Most of what I have read here on MTF makes me think you are in the minority. Apparently, the Air Force PT test can only be passed by athletes of Olympic quality. Also, it is program (and management of the same) that is the cause of so many airmen failing.

imported_StandardsAMust
09-28-2013, 02:45 PM
Most of what I have read here on MTF makes me think you are in the minority. Apparently, the Air Force PT test can only be passed by athletes of Olympic quality. Also, it is program (and management of the same) that is the cause of so many airmen failing.

That's the funniest thing I have ever read on this forum.

Capt Alfredo
09-28-2013, 05:58 PM
That's the funniest thing I have ever read on this forum.

And something that practically no one who complains about the *administration* of the test ever says...

BOSS302
10-01-2013, 10:17 AM
Most of what I have read here on MTF makes me think you are in the minority. Apparently, the Air Force PT test can only be passed by athletes of Olympic quality. Also, it is program (and management of the same) that is the cause of so many airmen failing.

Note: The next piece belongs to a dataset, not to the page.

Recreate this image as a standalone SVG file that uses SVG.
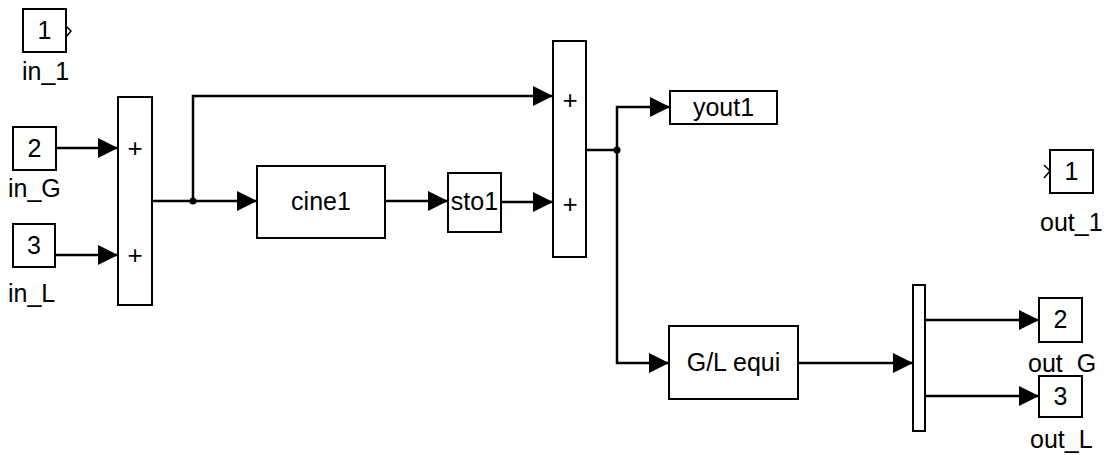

Negative. It's very easy to say "Most of what I have read on here..." since it is absolutely ambiguous.

The Air Force PFT is easy - pushups, sit-ups, run for 1.5 miles. If one is in normal shape and uninjured, then one can pass with ease. Where the disconnect begins is with 1) emphasis on PT, 2) how the program is administered, 3) how items 1 and 2 can combine into a negative force that discriminates against people with legitimate profiles, legitimate health issues, and people who have much worth to offer the Air Force but are instead marginalized due to a perverse focus on this one dysfunctional aspect of force health management.

It has been almost a decade now since the PT culture of the Air Force shifted dramatically. That means that for those who've been in, they've had a decade to adjust accordingly; for those coming in, they know the game from Week Zero and thus...no excuses.

It also means that the Air Force has had a decade to get this program right and yet here we are...five CSAFs and four CMSAF's later & it's still a mess. No excuses.


That's the funniest thing I have ever read on this forum.

You are easily and sadly amused.

imported_chipotleboy
10-02-2013, 08:47 PM
I was stationed at Eglin during the bike test days. But I still kept up my running. I wanted to be fast enough to outrun the EOD students. You know, just in case I had to.